Some framed Ghani’s visit as a breath of fresh air from the Karzai days. Is that a fair assessment?

The fact that President Obama really didn’t get along with Hamid Karzai has had world-shaping consequences, and the fact that he seems to get along with Ashraf Ghani also could have world-shaping consequences. That to me has been incredibly striking. I think politicians know it and people who are working in government know it, and we all kind of should know it, but we sometimes kind of downplay it. This is a case where we shouldn’t do that. Academic political science doesn’t get it.
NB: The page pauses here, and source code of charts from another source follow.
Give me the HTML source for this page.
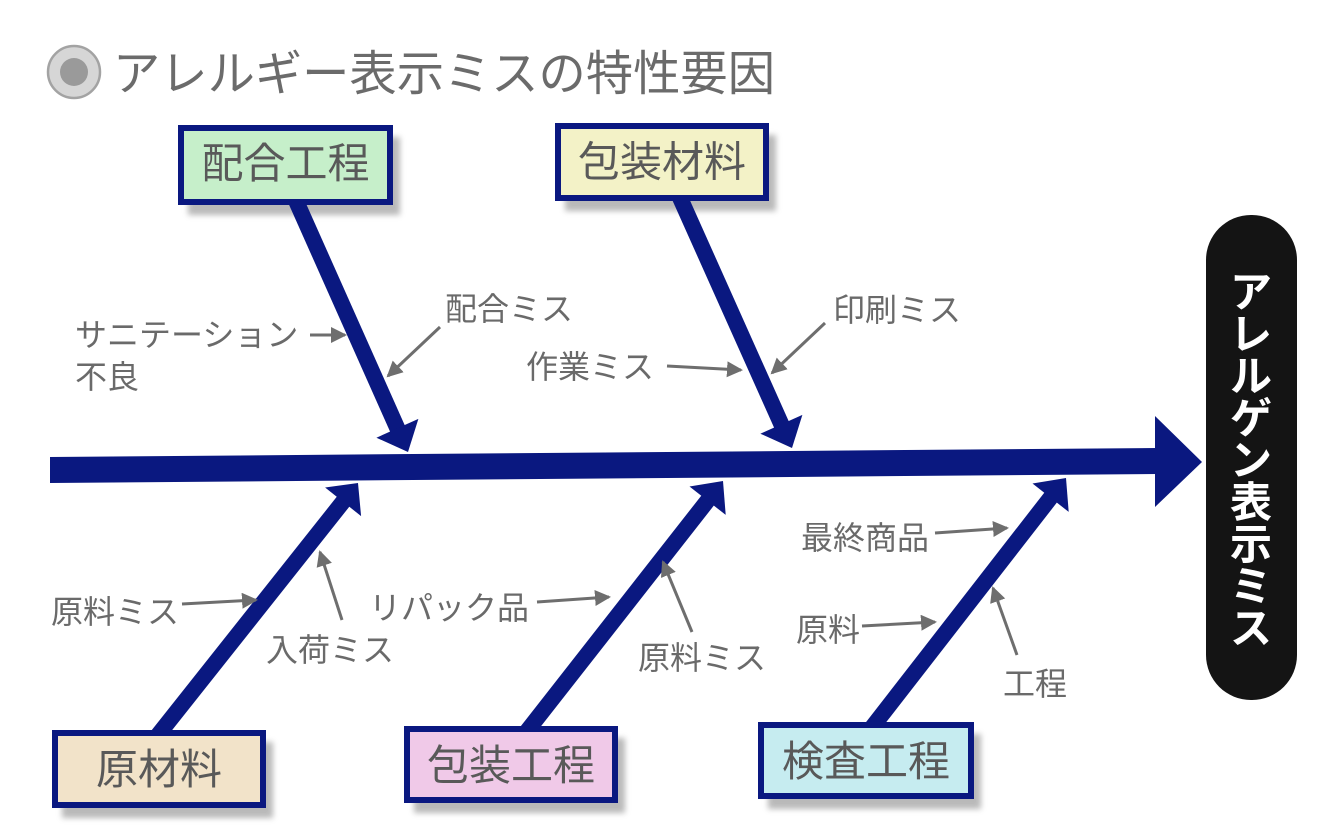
<!DOCTYPE html>
<html>
<head>
<meta charset="utf-8">
<style>
  html,body{margin:0;padding:0;background:#ffffff;}
  svg{display:block;}
  .lbl{font-family:"Liberation Sans","Noto Sans CJK JP",sans-serif;font-size:32px;fill:#6a6a6a;}
  .box{font-family:"Liberation Sans","Noto Sans CJK JP",sans-serif;font-size:42px;fill:#595959;}
  .ttl{font-family:"Liberation Sans","Noto Sans CJK JP",sans-serif;font-size:48px;fill:#6b6b6b;}
  .vt{font-family:"Liberation Sans","Noto Sans CJK JP",sans-serif;font-size:42px;font-weight:bold;fill:#ffffff;}
</style>
</head>
<body>
<svg width="1341" height="831" viewBox="0 0 1341 831" xmlns="http://www.w3.org/2000/svg">
  <defs>
    <marker id="ah" markerUnits="userSpaceOnUse" markerWidth="18" markerHeight="18" refX="14" refY="8" orient="auto">
      <path d="M0,0 L16,8 L0,16 z" fill="#6e6e6e"/>
    </marker>
    <filter id="sh" x="-20%" y="-20%" width="140%" height="160%">
      <feGaussianBlur stdDeviation="3"/>
    </filter>
  </defs>

  <!-- Title -->
  <circle cx="74" cy="72" r="26" fill="#d6d6d6" stroke="#a3a3a3" stroke-width="2.5"/>
  <circle cx="74" cy="72" r="14" fill="#9a9a9a"/>
  <text class="ttl" x="113" y="90" textLength="662" lengthAdjust="spacingAndGlyphs">アレルギー表示ミスの特性要因</text>

  <!-- Box shadows -->
  <g fill="#9c9c9c" opacity="0.7" filter="url(#sh)">
    <rect x="188" y="137" width="212" height="78"/>
    <rect x="565" y="135" width="211" height="76"/>
    <rect x="62" y="742" width="211" height="76"/>
    <rect x="414" y="738" width="211" height="75"/>
    <rect x="768" y="734" width="213" height="75"/>
  </g>

  <!-- Bones -->
  <g stroke="#0a1880" stroke-width="16" stroke-linecap="butt">
    <line x1="293" y1="194" x2="399" y2="432"/>
    <line x1="677" y1="191" x2="783" y2="428"/>
    <line x1="155.8" y1="737.8" x2="344.9" y2="499.4"/>
    <line x1="524" y1="735" x2="710" y2="497.5"/>
    <line x1="870" y1="730" x2="1053" y2="494.5"/>
  </g>
  <g fill="#0a1880">
    <polygon points="408,452 376.4,437.7 418.4,418.9"/>
    <polygon points="792,448 760.4,433.7 802.4,414.9"/>
    <polygon points="358,483 325.1,487.5 361.1,516.1"/>
    <polygon points="723,481 689.5,486.5 725.7,514.9"/>
    <polygon points="1066,478 1032.5,483.5 1068.7,511.9"/>
  </g>

  <!-- Main spine -->
  <polygon points="50,457 1157,448 1157,474 50,483" fill="#0a1880"/>
  <polygon points="1155,416 1202,462 1155,507" fill="#0a1880"/>

  <!-- Boxes -->
  <g stroke="#0a1880" stroke-width="6">
    <rect x="181" y="128" width="209" height="74" fill="#c6efca"/>
    <rect x="558" y="126" width="208" height="72" fill="#f3f2c7"/>
    <rect x="55" y="733" width="208" height="72" fill="#f2e3c9"/>
    <rect x="407" y="729" width="208" height="71" fill="#f0c9e8"/>
    <rect x="761" y="725" width="210" height="71" fill="#c6ecf0"/>
  </g>
  <text class="box" x="285.5" y="178" text-anchor="middle">配合工程</text>
  <text class="box" x="662" y="176.5" text-anchor="middle">包装材料</text>
  <text class="box" x="159" y="784" text-anchor="middle">原材料</text>
  <text class="box" x="511" y="780" text-anchor="middle">包装工程</text>
  <text class="box" x="866" y="776" text-anchor="middle">検査工程</text>

  <!-- Result pill -->
  <rect x="1206" y="215" width="91" height="485" rx="45" ry="45" fill="#141414"/>
  <g class="vt" text-anchor="middle">
    <text class="vt" x="1251" y="307">ア</text>
    <text class="vt" x="1251" y="349">レ</text>
    <text class="vt" x="1251" y="391">ル</text>
    <text class="vt" x="1251" y="433">ゲ</text>
    <text class="vt" x="1251" y="475">ン</text>
    <text class="vt" x="1251" y="517">表</text>
    <text class="vt" x="1251" y="559">示</text>
    <text class="vt" x="1251" y="601">ミ</text>
    <text class="vt" x="1251" y="643">ス</text>
  </g>

  <!-- Small gray arrows -->
  <g stroke="#6e6e6e" stroke-width="3" fill="none" marker-end="url(#ah)">
    <line x1="310" y1="335" x2="345" y2="335"/>
    <line x1="440" y1="327" x2="388" y2="376"/>
    <line x1="825" y1="323" x2="772" y2="373"/>
    <line x1="667" y1="366" x2="741" y2="370"/>
    <line x1="182" y1="604" x2="256" y2="600"/>
    <line x1="342" y1="620" x2="320" y2="552"/>
    <line x1="537" y1="602" x2="609" y2="597"/>
    <line x1="692" y1="632" x2="663" y2="562"/>
    <line x1="935" y1="533" x2="1007" y2="528"/>
    <line x1="862" y1="626" x2="935" y2="622"/>
    <line x1="1017" y1="655" x2="993" y2="588"/>
  </g>

  <!-- Labels -->
  <text class="lbl" x="75" y="346">サニテーション</text>
  <text class="lbl" x="75" y="388">不良</text>
  <text class="lbl" x="445" y="320">配合ミス</text>
  <text class="lbl" x="833" y="321">印刷ミス</text>
  <text class="lbl" x="526" y="378">作業ミス</text>
  <text class="lbl" x="51" y="623">原料ミス</text>
  <text class="lbl" x="266" y="661">入荷ミス</text>
  <text class="lbl" x="369" y="619">リパック品</text>
  <text class="lbl" x="638" y="669">原料ミス</text>
  <text class="lbl" x="801" y="549">最終商品</text>
  <text class="lbl" x="796" y="641">原料</text>
  <text class="lbl" x="1003" y="695">工程</text>
</svg>
</body>
</html>
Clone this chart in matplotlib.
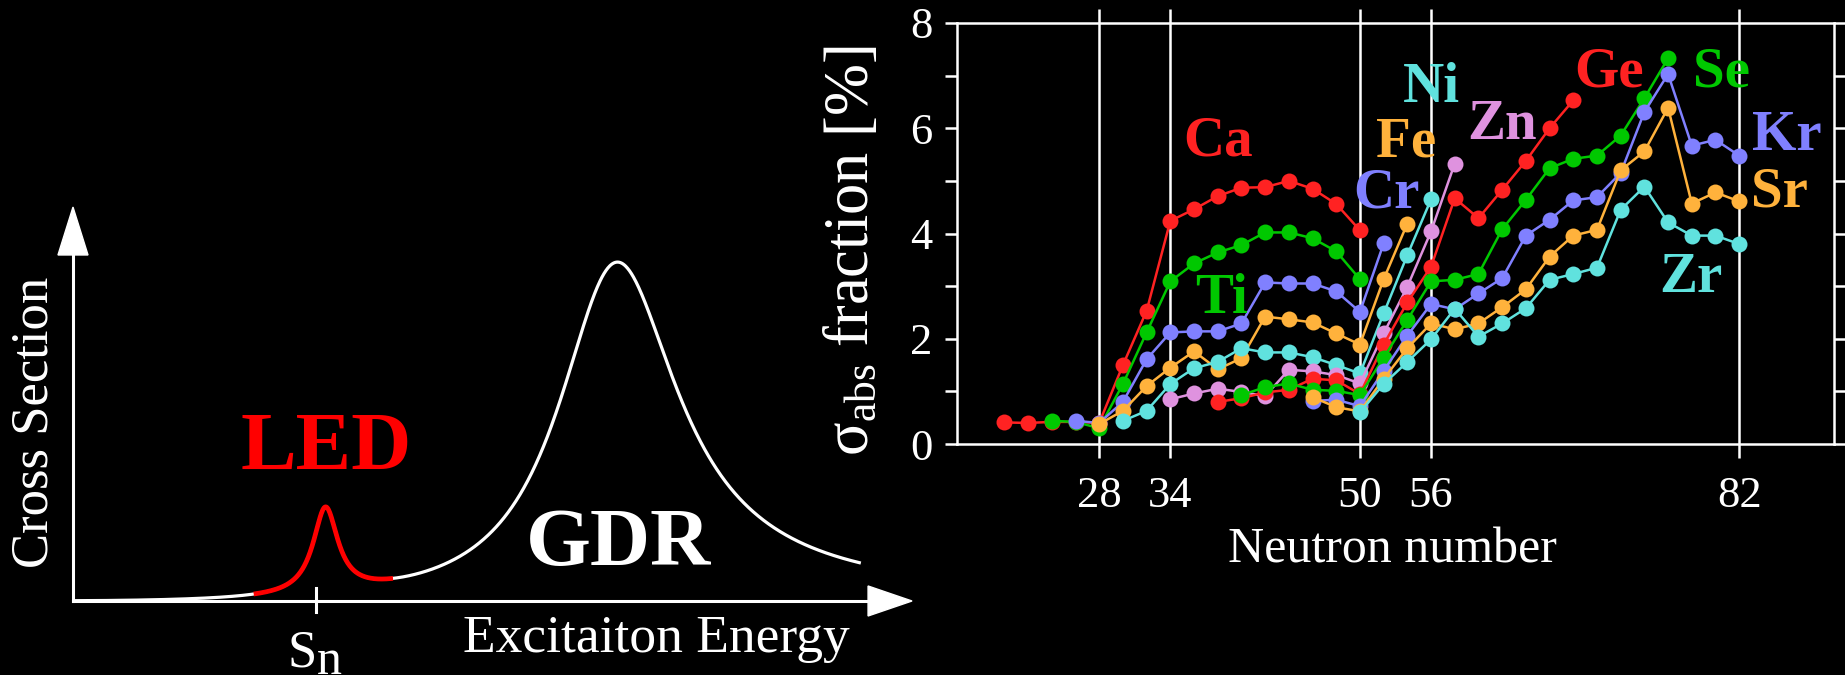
import numpy as np
import matplotlib
matplotlib.use("Agg")
import matplotlib.pyplot as plt
from matplotlib.patches import Polygon

plt.rcParams["font.family"] = ["Liberation Serif", "DejaVu Serif"]
plt.rcParams["mathtext.fontset"] = "custom"
plt.rcParams["mathtext.rm"] = "Liberation Serif"
plt.rcParams["mathtext.it"] = "Liberation Serif:italic"
plt.rcParams["mathtext.bf"] = "Liberation Serif:bold"

# ---------------------------------------------------------------------------
# Right panel: absorption cross-section fraction along isotope chains
# ---------------------------------------------------------------------------
ca_n = [20, 22, 24, 26, 28, 30, 32, 34, 36, 38, 40, 42, 44, 46, 48, 50]
ca_v = [0.41, 0.40, 0.42, 0.42, 0.40, 1.50, 2.53, 4.24, 4.46, 4.71, 4.87, 4.88, 5.00, 4.85, 4.56, 4.06]

ti_n = [24, 26, 28, 30, 32, 34, 36, 38, 40, 42, 44, 46, 48, 50]
ti_v = [0.44, 0.42, 0.30, 1.14, 2.12, 3.09, 3.43, 3.64, 3.78, 4.02, 4.02, 3.91, 3.66, 3.13]

cr_n = [26, 28, 30, 32, 34, 36, 38, 40, 42, 44, 46, 48, 50, 52]
cr_v = [0.44, 0.40, 0.80, 1.61, 2.12, 2.14, 2.14, 2.29, 3.07, 3.05, 3.05, 2.90, 2.51, 3.81]

fe_n = [28, 30, 32, 34, 36, 38, 40, 42, 44, 46, 48, 50, 52, 54]
fe_v = [0.38, 0.63, 1.10, 1.45, 1.76, 1.42, 1.63, 2.42, 2.37, 2.31, 2.10, 1.89, 3.13, 4.19]

ni_n = [30, 32, 34, 36, 38, 40, 42, 44, 46, 48, 50, 52, 54, 56]
ni_v = [0.44, 0.63, 1.14, 1.44, 1.56, 1.82, 1.74, 1.74, 1.65, 1.50, 1.34, 2.48, 3.59, 4.65]

zn_n = [34, 36, 38, 40, 42, 44, 46, 48, 50, 52, 54, 56, 58]
zn_v = [0.85, 0.96, 1.05, 0.99, 0.91, 1.41, 1.38, 1.31, 1.15, 2.10, 2.99, 4.04, 5.33]

ge_n = [38, 40, 42, 44, 46, 48, 50, 52, 54, 56, 58, 60, 62, 64, 66, 68]
ge_v = [0.80, 0.87, 0.98, 1.03, 1.24, 1.21, 0.95, 1.89, 2.69, 3.37, 4.67, 4.29, 4.83, 5.38, 6.00, 6.53]

se_n = [40, 42, 44, 46, 48, 50, 52, 54, 56, 58, 60, 62, 64, 66, 68, 70, 72, 74, 76]
se_v = [0.93, 1.08, 1.15, 1.03, 1.01, 0.93, 1.64, 2.36, 3.09, 3.12, 3.23, 4.08, 4.64, 5.24, 5.42, 5.48, 5.86, 6.57, 7.33]

kr_n = [46, 48, 50, 52, 54, 56, 58, 60, 62, 64, 66, 68, 70, 72, 74, 76, 78, 80, 82]
kr_v = [0.82, 0.84, 0.72, 1.39, 2.06, 2.66, 2.56, 2.86, 3.15, 3.96, 4.26, 4.63, 4.69, 5.15, 6.31, 7.03, 5.67, 5.78, 5.48]

sr_n = [46, 48, 50, 52, 54, 56, 58, 60, 62, 64, 66, 68, 70, 72, 74, 76, 78, 80, 82]
sr_v = [0.89, 0.70, 0.62, 1.24, 1.82, 2.29, 2.18, 2.29, 2.60, 2.94, 3.56, 3.96, 4.07, 5.20, 5.56, 6.39, 4.57, 4.78, 4.61]

zr_n = [50, 52, 54, 56, 58, 60, 62, 64, 66, 68, 70, 72, 74, 76, 78, 80, 82]
zr_v = [0.60, 1.14, 1.56, 1.99, 2.57, 2.04, 2.29, 2.58, 3.12, 3.23, 3.35, 4.45, 4.89, 4.21, 3.96, 3.96, 3.80]

RED = "#ff2222"
GREEN = "#00c800"
BLUE = "#8080ff"
ORANGE = "#ffb23c"
CYAN = "#60e2de"
PINK = "#df92df"

chains = [
    ("Ca", ca_n, ca_v, RED),
    ("Ti", ti_n, ti_v, GREEN),
    ("Cr", cr_n, cr_v, BLUE),
    ("Fe", fe_n, fe_v, ORANGE),
    ("Ni", ni_n, ni_v, CYAN),
    ("Zn", zn_n, zn_v, PINK),
    ("Ge", ge_n, ge_v, RED),
    ("Se", se_n, se_v, GREEN),
    ("Kr", kr_n, kr_v, BLUE),
    ("Sr", sr_n, sr_v, ORANGE),
    ("Zr", zr_n, zr_v, CYAN),
]

# element name placement (neutron number, fraction at baseline)
label_pos = {
    "Ca": (38.0, 5.48), "Ti": (38.3, 2.49), "Cr": (52.2, 4.49),
    "Fe": (53.9, 5.46), "Ni": (56.0, 6.50), "Zn": (62.0, 5.80),
    "Ge": (71.0, 6.79), "Se": (80.5, 6.79), "Kr": (86.0, 5.59),
    "Sr": (85.4, 4.51), "Zr": (77.9, 2.89),
}

magic_numbers = [28, 34, 50, 56, 82]
y_major = [0, 2, 4, 6, 8]
y_minor = [1, 3, 5, 7]

# ---------------------------------------------------------------------------
# Left panel: schematic excitation spectrum (LED + GDR)
# ---------------------------------------------------------------------------
GDR_CENTER, GDR_WIDTH, GDR_HEIGHT = 6.49, 1.74, 8.64
LED_CENTER, LED_WIDTH, LED_HEIGHT = 3.01, 0.18, 2.19
LED_RANGE = (2.15, 3.82)
SN_ENERGY = 2.896
E_END = 9.39

W, H = 1845, 675
fig = plt.figure(figsize=(W / 100, H / 100), dpi=100, facecolor="black")

# ----- left schematic -----
axl = fig.add_axes([0, 0, 920 / W, 480 / H])
axl.set_facecolor("black")
axl.set_xlim(-0.870, 10.095)
axl.set_ylim(-1.888, 10.357)
axl.axis("off")


def gdr(e):
    return GDR_HEIGHT * (e * GDR_WIDTH) ** 2 / ((e ** 2 - GDR_CENTER ** 2) ** 2 + (e * GDR_WIDTH) ** 2)


def led(e):
    return LED_HEIGHT / (1 + ((e - LED_CENTER) / LED_WIDTH) ** 2)


energy = np.linspace(0, E_END, 1200)
sigma = gdr(energy) + led(energy)
axl.plot(energy, sigma, color="white", lw=2.3, solid_capstyle="butt", zorder=3)
sel = (energy >= LED_RANGE[0]) & (energy <= LED_RANGE[1])
axl.plot(energy[sel], sigma[sel], color="#ff0000", lw=3.4, solid_capstyle="butt", zorder=4)

# axes arrows
axl.plot([0, 9.5], [0, 0], color="white", lw=2.2, zorder=2)
axl.plot([0, 0], [0, 8.9], color="white", lw=2.2, zorder=2)
axl.add_patch(Polygon([[10.0, 0], [9.476, 0.383], [9.476, -0.383]], closed=True,
                      color="white", zorder=2))
axl.add_patch(Polygon([[0, 10.05], [-0.179, 8.827], [0.179, 8.827]], closed=True,
                      color="white", zorder=2, clip_on=False))
axl.plot([SN_ENERGY, SN_ENERGY], [0.33, -0.28], color="white", lw=2.2, zorder=2)

axl.text(3.016, 3.367, "LED", color="#ff0000", fontsize=60, fontweight="bold",
         ha="center", va="baseline")
axl.text(6.496, 0.918, "GDR", color="white", fontsize=60, fontweight="bold",
         ha="center", va="baseline")
axl.text(2.735, -1.66, "S", color="white", fontsize=38, ha="center", va="baseline")
axl.text(3.051, -1.86, "n", color="white", fontsize=36, ha="center", va="baseline")
axl.text(6.955, -1.293, "Excitaiton Energy", color="white", fontsize=38.5,
         ha="center", va="baseline")
axl.text(-0.464, 4.566, "Cross Section", color="white", fontsize=38,
         rotation=90, ha="center", va="center")

# ----- right data panel -----
ax = fig.add_axes([957 / W, 1 - 444 / H, 877 / W, 421 / H])
ax.set_facecolor("black")
ax.set_xlim(16, 90)
ax.set_ylim(0, 8)

for name, n, v, c in chains:
    ax.plot(n, v, "-o", color=c, lw=1.8, ms=11.5, mew=0, zorder=3)
    lx, ly = label_pos[name]
    ax.text(lx, ly, name, color=c, fontsize=41, fontweight="bold",
            ha="center", va="baseline", zorder=5)

for s in ax.spines.values():
    s.set_color("white")
    s.set_linewidth(1.8)

ax.set_xticks(magic_numbers)
ax.set_xticklabels([str(m) for m in magic_numbers])
ax.set_yticks(y_major)
ax.set_yticks(y_minor, minor=True)
ax.tick_params(axis="x", which="both", direction="out", length=10, width=1.8,
               color="white", labelcolor="white", labelsize=32, top=True,
               bottom=True, pad=12.8)
ax.tick_params(axis="y", which="both", direction="out", length=8.6, width=1.8,
               color="white", labelcolor="white", labelsize=32, left=True,
               right=True, pad=9)
ax.grid(axis="x", color="white", lw=1.8, zorder=1)
ax.set_axisbelow(True)

ax.set_xlabel("Neutron number", color="white", fontsize=36)
ax.xaxis.set_label_coords(0.496, -0.196)
ax.set_ylabel(r"$\mathrm{σ}_{\mathrm{abs}}$ fraction [%]", color="white", fontsize=45)
ax.yaxis.set_label_coords(-0.086, 0.46)

fig.savefig("out.png", dpi=100, facecolor="black")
Even if we get it, sometimes we’re still surprised by how you can wake up one day, and realize, wow, all of these things that we thought that we basically could never try to do with Karzai, that we knew he was going to reject or that we knew were going to be difficult, those things are possible. These kinds of interactions with Karzai were going to be painful, even on a good day. Now we can wake up and say, “huh, we don’t have to worry about that anymore.” It just creates all kinds of openings and a different mood that permeates the entire process.